Required task: Leave the pictures out, and output exactly the lines from the one containing "Emit a Python" through the one containing "fig = plt.figure(figsize=(W".

Code that draws figures
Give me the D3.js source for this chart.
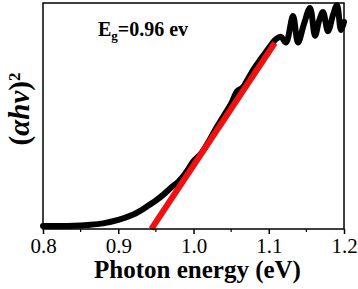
<!DOCTYPE html>
<html>
<head>
<script src="https://d3js.org/d3.v7.min.js"></script>
<style>
  body { margin: 0; background: #fff; }
  text { font-family: "Liberation Serif", "Times New Roman", serif; }
</style>
</head>
<body>
<script>
// photon energy (eV) and (ahv)^2 in arbitrary units
const energy = [0.80, 0.82, 0.84, 0.86, 0.88, 0.90, 0.92, 0.93, 0.94, 0.95, 0.96, 0.97, 0.98, 0.99,
  1.00, 1.01, 1.02, 1.03, 1.04, 1.05, 1.058, 1.065, 1.07, 1.08, 1.09, 1.10,
  1.1096, 1.1163, 1.1229, 1.1322, 1.1389, 1.1468, 1.1548, 1.1615, 1.1668, 1.1721, 1.1787,
  1.1854, 1.1907, 1.196, 1.2];
const absorb = [1.3, 1.3, 1.4, 1.8, 2.5, 4.0, 6.4, 8.2, 10.4, 12.6, 15.2, 18.3, 21.0, 25.0,
  30.0, 33.4, 38.6, 44.6, 50.0, 55.4, 61.0, 62.5, 65.0, 70.8, 75.5, 80.1,
  84.0, 85.0, 82.5, 94.2, 82.5, 90.7, 97.8, 85.5, 92.0, 96.0, 87.5,
  94.7, 99.0, 88.0, 91.6];
// linear fit (Tauc extrapolation)
const fitE = [0.944, 1.108];
const fitV = [0, 82.3];
const xTicks = [0.8, 0.9, 1.0, 1.1, 1.2];
const xMinor = [0.85, 0.95, 1.05, 1.15];

const margin = {top: 3, right: 14, bottom: 60, left: 43},
    width = 358 - margin.left - margin.right,
    height = 289 - margin.top - margin.bottom;

const svg = d3.select("body")
  .append("svg")
    .attr("width", 358)
    .attr("height", 289)
  .append("g")
    .attr("transform", `translate(${margin.left},${margin.top})`);

const x = d3.scaleLinear().domain([0.8, 1.2]).range([0, width]);
const y = d3.scaleLinear().domain([0, 100]).range([height, 0]);

// data curve
svg.append("path")
  .datum(energy.map((e, i) => [e, absorb[i]]))
  .attr("fill", "none")
  .attr("stroke", "#000")
  .attr("stroke-width", 6)
  .attr("stroke-linejoin", "round")
  .attr("stroke-linecap", "round")
  .attr("d", d3.line().x(d => x(d[0])).y(d => y(d[1])).curve(d3.curveCatmullRom));

// fit line
svg.append("path")
  .datum(fitE.map((e, i) => [e, fitV[i]]))
  .attr("fill", "none")
  .attr("stroke", "#f01010")
  .attr("stroke-width", 6)
  .attr("d", d3.line().x(d => x(d[0])).y(d => y(d[1])));

// frame
svg.append("rect")
  .attr("width", width).attr("height", height)
  .attr("fill", "none").attr("stroke", "#000").attr("stroke-width", 1.5);

// bottom axis
const ax = svg.append("g")
  .attr("transform", `translate(0,${height})`)
  .call(d3.axisBottom(x).tickValues(xTicks).tickFormat(d3.format(".1f")).tickSize(5).tickPadding(4));
ax.select(".domain").remove();
ax.selectAll("line").attr("stroke-width", 1.5);
ax.selectAll("text").attr("font-size", 21).attr("font-family", "Liberation Serif").attr("fill", "#000");

svg.append("g")
  .attr("transform", `translate(0,${height})`)
  .selectAll("line")
  .data(xMinor)
  .enter()
  .append("line")
    .attr("x1", d => x(d)).attr("x2", d => x(d))
    .attr("y1", 0).attr("y2", 3)
    .attr("stroke", "#000").attr("stroke-width", 1.2);

// axis titles
svg.append("text")
  .attr("x", width / 2 + 4)
  .attr("y", height + 49)
  .attr("text-anchor", "middle")
  .attr("font-size", 25)
  .attr("font-weight", "bold")
  .text("Photon energy (eV)");

const yt = svg.append("text")
  .attr("transform", `translate(${-14},${106}) rotate(-90)`)
  .attr("text-anchor", "middle")
  .attr("font-size", 29)
  .attr("font-weight", "bold");
yt.append("tspan").text("(");
yt.append("tspan").attr("font-style", "italic").text("\u03b1hv");
yt.append("tspan").text(")");
yt.append("tspan").attr("font-size", 17).attr("dy", -9).text("2");

// band gap annotation
const ann = svg.append("text")
  .attr("x", 55)
  .attr("y", 33)
  .attr("font-size", 20)
  .attr("font-weight", "bold");
ann.append("tspan").text("E");
ann.append("tspan").attr("font-size", 13).attr("dy", 4).text("g");
ann.append("tspan").attr("dy", -4).text("=0.96 ev");
</script>
</body>
</html>
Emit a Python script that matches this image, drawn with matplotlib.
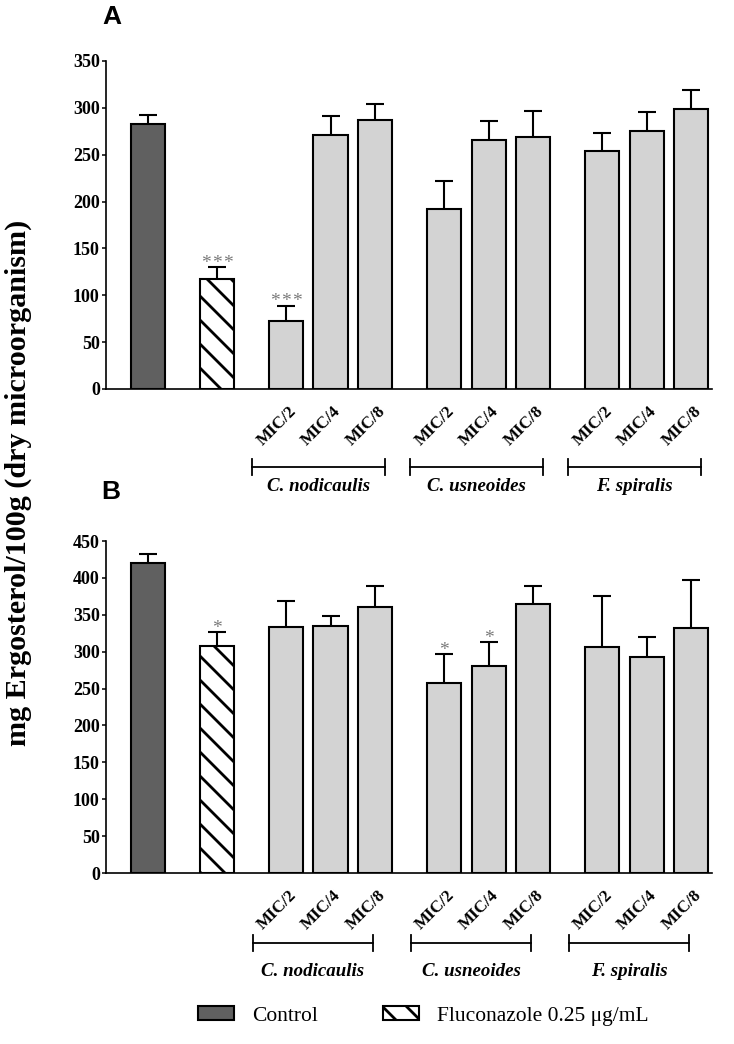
import matplotlib
matplotlib.use("Agg")
import matplotlib.pyplot as plt
from matplotlib.patches import Patch

# ---------------- data ----------------
conditions = ["Control", "Fluconazole 0.25 \u03bcg/mL"]
groups = ["C. nodicaulis", "C. usneoides", "F. spiralis"]
doses = ["MIC/2", "MIC/4", "MIC/8"]

# Panel A (order: Control, Fluconazole, nod x3, usn x3, spi x3)
values_A = [283, 117, 73, 271, 287, 192, 266, 269, 254, 275, 299]
errors_A = [9, 13, 16, 20, 17, 30, 20, 28, 19, 21, 20]
stars_A = [0, 3, 3, 0, 0, 0, 0, 0, 0, 0, 0]

# Panel B
values_B = [420, 308, 333, 335, 360, 257, 280, 365, 307, 293, 332]
errors_B = [12, 18, 35, 13, 29, 40, 33, 24, 69, 27, 65]
stars_B = [0, 1, 0, 0, 0, 1, 1, 0, 0, 0, 0]

yticks_A = [0, 50, 100, 150, 200, 250, 300, 350]
yticks_B = [0, 50, 100, 150, 200, 250, 300, 350, 400, 450]

# ---------------- style ----------------
DPI = 72
K = 100 / 72  # sizes below are given as "points at 100 dpi"
plt.rcParams["hatch.linewidth"] = 2.0 * K
SERIF = "Liberation Serif"
W, H = 734, 1044
fig = plt.figure(figsize=(W / DPI, H / DPI), dpi=DPI)

# positions (layout)
gap = 1.55
pos = [0.0, gap]
start = 2 * gap
for g in range(3):
    for d in range(3):
        pos.append(start + d)
    start += 2 + gap
bar_w = 0.765
xlim = (-0.944, 12.67)

colors = ["#606060", "white"] + ["#d3d3d3"] * 9
hatches = [None, "\\"] + [None] * 9


def panel(rect_px, values, errors, stars, yticks, ymax, bracket_off, bracket_rng):
    left, top, right, bottom = rect_px
    ax = fig.add_axes([left / W, 1 - bottom / H, (right - left) / W, (bottom - top) / H])
    ax_h = bottom - top
    ax.errorbar(pos, values, yerr=errors, fmt="none", ecolor="black",
                elinewidth=1.5 * K, capsize=6.2 * K, capthick=1.5 * K, zorder=1)
    for i, (p, v) in enumerate(zip(pos, values)):
        ax.bar(p, v, width=bar_w, color=colors[i], edgecolor="black",
               linewidth=1.5 * K, hatch=hatches[i], zorder=2)
    for p, v, e, n in zip(pos, values, errors, stars):
        for k in range(n):
            dx = (k - (n - 1) / 2) * 7.7  # points at 100 dpi (~10.7 px)
            ax.annotate("*", xy=(p, v + e), xytext=(dx * K, -3.5 * K),
                        textcoords="offset points", ha="center", va="bottom",
                        fontsize=14 * K, color="#7a7a7a", family=SERIF)
    ax.set_xlim(*xlim)
    ax.set_ylim(0, ymax)
    ax.set_yticks(yticks)
    ax.set_yticklabels([str(t) for t in yticks], fontsize=13 * K, fontweight="bold",
                       family=SERIF)
    ax.set_xticks([])
    ax.tick_params(axis="y", direction="out", length=3 * K, width=1.1 * K, pad=1.5 * K)
    for sp in ["top", "right"]:
        ax.spines[sp].set_visible(False)
    for sp in ["left", "bottom"]:
        ax.spines[sp].set_linewidth(1.2 * K)

    # dose labels
    for i in range(2, 11):
        ax.annotate(doses[(i - 2) % 3], xy=(pos[i], 0), xycoords=("data", "axes fraction"),
                    xytext=(1.5 * K, -10.5 * K), textcoords="offset points", rotation=45,
                    rotation_mode="anchor", ha="right", va="top", fontsize=12.3 * K,
                    fontweight="bold", family=SERIF)
    # brackets + group names
    tr = ax.get_xaxis_transform()
    yb = -bracket_off / ax_h
    tk = 8 / ax_h
    yt = -98 / ax_h
    for g in range(3):
        p0 = pos[2 + 3 * g] + bracket_rng[0]
        p1 = pos[4 + 3 * g] + bracket_rng[1]
        ax.plot([p0, p1], [yb, yb], color="black", lw=1.3 * K, transform=tr, clip_on=False)
        for px in (p0, p1):
            ax.plot([px, px], [yb - tk, yb + tk], color="black", lw=1.3 * K, transform=tr,
                    clip_on=False)
        ax.text((p0 + p1) / 2, yt, groups[g], transform=tr, ha="center", va="center",
                fontsize=13.6 * K, fontweight="bold", fontstyle="italic", family=SERIF)
    return ax


axA = panel((106, 61, 712, 389), values_A, errors_A, stars_A, yticks_A, 350, 78, (-0.76, 0.22))
axB = panel((106, 541, 712, 873), values_B, errors_B, stars_B, yticks_B, 450, 70, (-0.74, -0.05))

fig.text(112 / W, 1 - 17.5 / H, "A", ha="center", va="center", fontsize=19 * K,
         fontweight="bold", family="Liberation Sans")
fig.text(111 / W, 1 - 492 / H, "B", ha="center", va="center", fontsize=19 * K,
         fontweight="bold", family="Liberation Sans")

fig.text(18 / W, 1 - 483 / H, "mg Ergosterol/100g (dry microorganism)", rotation=90,
         ha="center", va="center", fontsize=21.7 * K, fontweight="bold", family=SERIF)

handles = [Patch(facecolor="#606060", edgecolor="black", linewidth=1.5 * K),
           Patch(facecolor="white", edgecolor="black", linewidth=1.5 * K, hatch="\\")]
fig.legend(handles, conditions, loc="center", bbox_to_anchor=(423.5 / W, 1 - 1016 / H),
           ncol=2, frameon=False, prop={"family": SERIF, "size": 15.5 * K},
           handlelength=1.68, handleheight=0.56, handletextpad=0.85, columnspacing=3.0,
           borderpad=0, borderaxespad=0)

fig.savefig("out.png", dpi=DPI)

Response:
Emit a Python script that matches this image, drawn with matplotlib.
import matplotlib
matplotlib.use("Agg")
import matplotlib.pyplot as plt
from matplotlib.patches import Patch

# ---------------- data ----------------
conditions = ["Control", "Fluconazole 0.25 \u03bcg/mL"]
groups = ["C. nodicaulis", "C. usneoides", "F. spiralis"]
doses = ["MIC/2", "MIC/4", "MIC/8"]

# Panel A (order: Control, Fluconazole, nod x3, usn x3, spi x3)
values_A = [283, 117, 73, 271, 287, 192, 266, 269, 254, 275, 299]
errors_A = [9, 13, 16, 20, 17, 30, 20, 28, 19, 21, 20]
stars_A = [0, 3, 3, 0, 0, 0, 0, 0, 0, 0, 0]

# Panel B
values_B = [420, 308, 333, 335, 360, 257, 280, 365, 307, 293, 332]
errors_B = [12, 18, 35, 13, 29, 40, 33, 24, 69, 27, 65]
stars_B = [0, 1, 0, 0, 0, 1, 1, 0, 0, 0, 0]

yticks_A = [0, 50, 100, 150, 200, 250, 300, 350]
yticks_B = [0, 50, 100, 150, 200, 250, 300, 350, 400, 450]

# ---------------- style ----------------
DPI = 72
K = 100 / 72  # sizes below are given as "points at 100 dpi"
plt.rcParams["hatch.linewidth"] = 2.0 * K
SERIF = "Liberation Serif"
W, H = 734, 1044
fig = plt.figure(figsize=(W / DPI, H / DPI), dpi=DPI)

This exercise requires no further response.